Spoke too soon. This does not work in all cases. But I have discovered something else while playing with print_r() and the function aggregator_parse_feed(). The variable $data has the proper formatting all the way through the function. The messed-up stuff is in the variable $items, after it gets filled by the parser. *sigh*

#15

Version:6.14» 6.16

still happening in 6.16 :(

#16

I too pass, levo weeks studying the case and nothing

#17

Could you explain more in detail how you fixed it. I'm a newbie to Drupal and really need this fixed.

I'd really appreciate your help.

Pav

#18

@Pav: from what i can tell, it's not fixed yet...

#19

More progress, but it's not good news. I was playing with a client's RSS feed and also subscribing to it from the same site when I noticed this issue and began my explorations. Several hours of messing with the code of the aggregator module didn't do the trick, and only yielded more questions (see above). Today I tried doing the same setup (subscribing to my own RSS feed) on another D6.16 site AND IT WORKED FLAWLESSLY. The anglebrackets did NOT get stripped and the feed items displayed as expected wthout any hacking.

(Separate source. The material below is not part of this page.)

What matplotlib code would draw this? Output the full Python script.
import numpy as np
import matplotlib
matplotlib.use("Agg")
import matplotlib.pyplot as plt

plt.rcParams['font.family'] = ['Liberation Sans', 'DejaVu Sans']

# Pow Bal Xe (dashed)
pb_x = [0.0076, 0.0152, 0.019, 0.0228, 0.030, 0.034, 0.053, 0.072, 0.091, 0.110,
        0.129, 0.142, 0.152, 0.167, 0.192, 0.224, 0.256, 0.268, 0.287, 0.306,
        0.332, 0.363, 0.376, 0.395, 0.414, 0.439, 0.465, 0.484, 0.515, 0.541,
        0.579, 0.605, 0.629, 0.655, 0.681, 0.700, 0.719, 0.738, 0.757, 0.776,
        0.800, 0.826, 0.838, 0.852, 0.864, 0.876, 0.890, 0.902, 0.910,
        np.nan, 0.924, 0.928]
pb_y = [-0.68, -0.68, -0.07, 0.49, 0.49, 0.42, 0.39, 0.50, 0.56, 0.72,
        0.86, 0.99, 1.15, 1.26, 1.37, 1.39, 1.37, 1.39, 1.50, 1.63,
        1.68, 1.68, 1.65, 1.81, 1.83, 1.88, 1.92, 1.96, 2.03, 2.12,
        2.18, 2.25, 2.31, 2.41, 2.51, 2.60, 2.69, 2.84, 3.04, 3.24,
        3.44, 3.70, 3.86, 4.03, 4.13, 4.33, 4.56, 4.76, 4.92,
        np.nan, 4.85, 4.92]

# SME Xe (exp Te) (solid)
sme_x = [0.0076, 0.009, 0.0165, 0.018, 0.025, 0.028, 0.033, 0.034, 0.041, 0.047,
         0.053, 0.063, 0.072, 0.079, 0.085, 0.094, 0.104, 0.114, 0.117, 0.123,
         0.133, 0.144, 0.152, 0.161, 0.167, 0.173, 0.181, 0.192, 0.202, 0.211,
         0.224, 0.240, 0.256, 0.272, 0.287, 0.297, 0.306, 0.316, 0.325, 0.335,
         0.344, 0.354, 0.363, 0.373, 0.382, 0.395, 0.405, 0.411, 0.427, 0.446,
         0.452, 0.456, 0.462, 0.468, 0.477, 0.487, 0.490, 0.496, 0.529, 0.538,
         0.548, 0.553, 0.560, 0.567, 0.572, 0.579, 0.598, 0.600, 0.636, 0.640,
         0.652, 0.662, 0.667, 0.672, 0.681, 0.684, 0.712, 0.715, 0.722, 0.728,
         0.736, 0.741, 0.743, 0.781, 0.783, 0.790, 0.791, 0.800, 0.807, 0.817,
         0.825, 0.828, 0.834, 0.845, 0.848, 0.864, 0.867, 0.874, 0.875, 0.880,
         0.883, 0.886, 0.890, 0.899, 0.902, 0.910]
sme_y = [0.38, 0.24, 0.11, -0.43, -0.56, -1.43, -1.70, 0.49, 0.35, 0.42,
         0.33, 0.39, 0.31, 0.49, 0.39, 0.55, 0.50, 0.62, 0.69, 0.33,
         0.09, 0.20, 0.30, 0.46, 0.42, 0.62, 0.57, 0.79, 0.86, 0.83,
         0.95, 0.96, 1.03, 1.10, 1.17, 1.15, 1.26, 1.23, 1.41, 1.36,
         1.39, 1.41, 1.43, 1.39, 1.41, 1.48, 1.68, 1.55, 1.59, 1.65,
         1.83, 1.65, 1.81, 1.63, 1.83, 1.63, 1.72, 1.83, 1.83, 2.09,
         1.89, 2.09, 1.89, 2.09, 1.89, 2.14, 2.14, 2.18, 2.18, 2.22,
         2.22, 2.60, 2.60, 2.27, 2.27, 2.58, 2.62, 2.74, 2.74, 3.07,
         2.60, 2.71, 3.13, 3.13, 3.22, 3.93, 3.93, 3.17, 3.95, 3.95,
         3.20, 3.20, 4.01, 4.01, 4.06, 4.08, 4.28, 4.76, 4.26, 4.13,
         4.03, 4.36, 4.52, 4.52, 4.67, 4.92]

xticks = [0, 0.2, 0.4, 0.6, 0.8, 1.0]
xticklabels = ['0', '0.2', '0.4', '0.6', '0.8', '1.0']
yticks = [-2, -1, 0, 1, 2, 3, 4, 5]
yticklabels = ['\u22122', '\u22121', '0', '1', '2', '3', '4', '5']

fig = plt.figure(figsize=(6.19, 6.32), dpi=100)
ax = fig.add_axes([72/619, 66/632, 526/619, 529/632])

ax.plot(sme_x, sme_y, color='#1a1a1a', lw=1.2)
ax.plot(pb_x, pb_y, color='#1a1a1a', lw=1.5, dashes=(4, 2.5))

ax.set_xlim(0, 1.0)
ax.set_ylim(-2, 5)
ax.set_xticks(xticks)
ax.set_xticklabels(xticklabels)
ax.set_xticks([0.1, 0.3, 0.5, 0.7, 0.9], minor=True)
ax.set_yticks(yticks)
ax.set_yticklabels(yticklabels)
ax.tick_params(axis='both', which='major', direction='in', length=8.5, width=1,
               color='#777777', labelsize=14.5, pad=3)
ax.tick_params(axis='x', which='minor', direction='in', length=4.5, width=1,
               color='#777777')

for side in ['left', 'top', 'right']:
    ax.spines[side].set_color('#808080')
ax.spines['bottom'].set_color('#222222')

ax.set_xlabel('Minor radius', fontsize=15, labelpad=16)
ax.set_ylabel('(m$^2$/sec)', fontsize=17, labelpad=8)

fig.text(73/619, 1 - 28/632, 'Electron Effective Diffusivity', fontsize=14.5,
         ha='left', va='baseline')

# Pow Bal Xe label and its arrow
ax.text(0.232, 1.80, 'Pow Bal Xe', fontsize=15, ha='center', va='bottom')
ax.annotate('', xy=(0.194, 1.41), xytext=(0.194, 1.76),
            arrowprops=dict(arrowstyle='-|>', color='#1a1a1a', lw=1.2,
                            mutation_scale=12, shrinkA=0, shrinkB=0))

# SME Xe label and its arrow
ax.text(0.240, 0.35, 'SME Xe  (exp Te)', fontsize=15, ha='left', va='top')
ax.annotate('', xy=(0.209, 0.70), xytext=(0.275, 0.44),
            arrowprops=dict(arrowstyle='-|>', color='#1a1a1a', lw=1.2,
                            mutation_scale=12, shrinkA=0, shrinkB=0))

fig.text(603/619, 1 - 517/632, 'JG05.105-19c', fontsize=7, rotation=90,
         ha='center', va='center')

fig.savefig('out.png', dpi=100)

This leads me to wonder if the problem is related to another module; a code-crash between aggregator and something else. Time to start deactivating modules and see what happens...

#20

thanks for your investigation work on this, and please keep us posted on any developments...

#21

same issue for me. showing in my footer at www.speakerpulse.com . Would love to be able to have this look clean!!

#22

Note: In my case I am trying to subscribe via aggregator to the rss feed coming from the same site (this is so we can get the "blog this" links for our users). If you examine a preview of the RSS Feed in the "frontpage" view, you will see that all special HTML characters within the "description" are translated to special entities. For instance, < gets changed to &lt; etc. Then apparently when the aggregator reads them, it fails to return these characters back to their original HTML state and just strips them out. HOWEVER, as mentioned above, this problem does NOT happen on all sites where I attempt it. On some sites it works just fine. So there seems to be another module involved. Or perhaps it's a filter. Still digging...

#23

Update (no good news):
- installing views_rss beta 4 did not help
- rebuilding the frontpage view did not help
- changing the input format of the stories to filtered html did not help
- removing the html corrector filter did not help
- The feed looks great in Feedburner, so the problem is definitely in Aggregator (when it comes back in).

#24

Category:bug report» support request
Priority:critical» normal
Status:active» postponed (maintainer needs more info)

I tested the Google News URL in the summary and it worked for me. There isn't enough information here to troubleshoot the issue. What would help is an example feed URL that triggers the problem, and step-by-step directions to reproduce the issue.